== WRITTEN PROBLEM ==
Please give the count of lines holding the string "this" and nothing besides.

== TASK INPUT ==
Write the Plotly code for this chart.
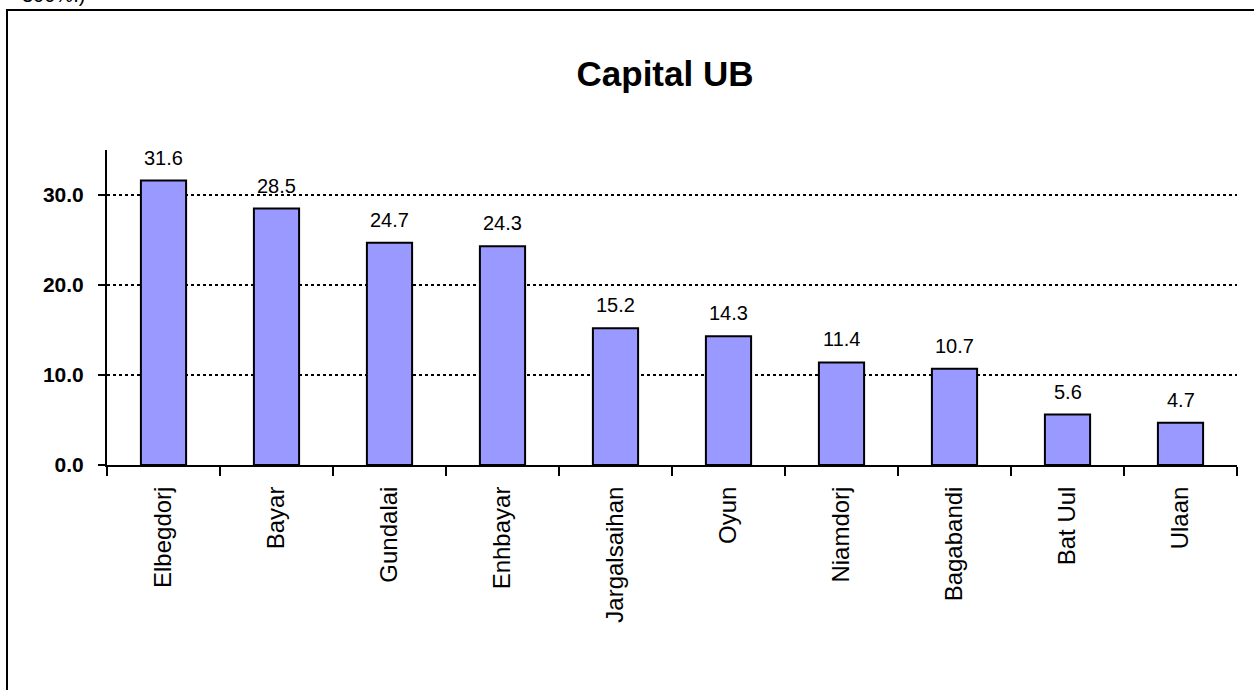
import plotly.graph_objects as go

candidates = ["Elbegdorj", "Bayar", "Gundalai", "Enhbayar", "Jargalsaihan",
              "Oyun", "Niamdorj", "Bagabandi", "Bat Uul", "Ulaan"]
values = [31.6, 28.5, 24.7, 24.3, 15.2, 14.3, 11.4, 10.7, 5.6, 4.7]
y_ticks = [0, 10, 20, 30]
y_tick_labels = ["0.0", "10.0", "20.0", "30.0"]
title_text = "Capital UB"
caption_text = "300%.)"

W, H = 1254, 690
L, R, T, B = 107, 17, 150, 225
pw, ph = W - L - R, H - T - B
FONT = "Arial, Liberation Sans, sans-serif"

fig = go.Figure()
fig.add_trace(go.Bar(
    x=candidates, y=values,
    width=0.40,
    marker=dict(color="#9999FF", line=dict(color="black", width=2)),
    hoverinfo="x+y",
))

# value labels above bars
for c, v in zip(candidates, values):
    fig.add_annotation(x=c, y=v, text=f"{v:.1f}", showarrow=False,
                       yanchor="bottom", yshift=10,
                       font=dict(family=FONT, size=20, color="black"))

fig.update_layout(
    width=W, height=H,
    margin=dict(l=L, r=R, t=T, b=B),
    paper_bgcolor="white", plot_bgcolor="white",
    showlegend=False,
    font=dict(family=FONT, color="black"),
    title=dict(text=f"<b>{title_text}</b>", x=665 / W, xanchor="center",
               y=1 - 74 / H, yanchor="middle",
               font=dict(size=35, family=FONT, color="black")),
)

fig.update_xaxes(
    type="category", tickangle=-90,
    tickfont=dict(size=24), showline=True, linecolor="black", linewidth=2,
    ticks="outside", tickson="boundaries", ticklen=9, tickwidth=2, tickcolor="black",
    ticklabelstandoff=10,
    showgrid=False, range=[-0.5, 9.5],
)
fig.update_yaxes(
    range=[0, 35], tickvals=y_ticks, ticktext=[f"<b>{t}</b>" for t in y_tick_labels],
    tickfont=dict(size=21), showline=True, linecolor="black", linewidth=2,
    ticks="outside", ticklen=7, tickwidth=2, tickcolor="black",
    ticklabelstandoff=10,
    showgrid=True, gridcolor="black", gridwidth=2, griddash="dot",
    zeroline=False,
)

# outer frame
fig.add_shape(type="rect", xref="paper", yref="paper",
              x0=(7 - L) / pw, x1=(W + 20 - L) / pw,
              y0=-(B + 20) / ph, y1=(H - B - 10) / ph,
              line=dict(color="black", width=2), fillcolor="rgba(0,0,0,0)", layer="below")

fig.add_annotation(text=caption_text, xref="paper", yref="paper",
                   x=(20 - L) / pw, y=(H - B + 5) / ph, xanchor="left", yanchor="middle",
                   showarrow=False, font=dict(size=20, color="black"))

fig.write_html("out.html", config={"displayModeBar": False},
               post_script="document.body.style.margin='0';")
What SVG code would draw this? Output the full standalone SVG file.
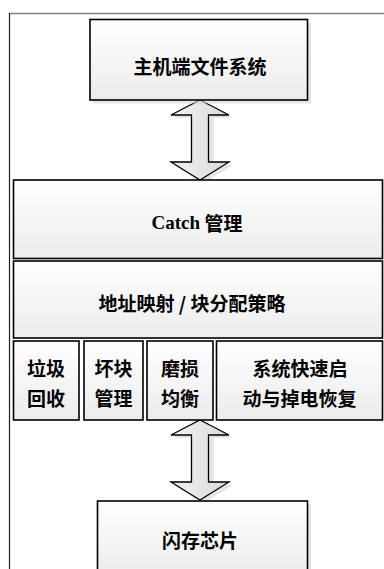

== SOLUTION BELOW ==
2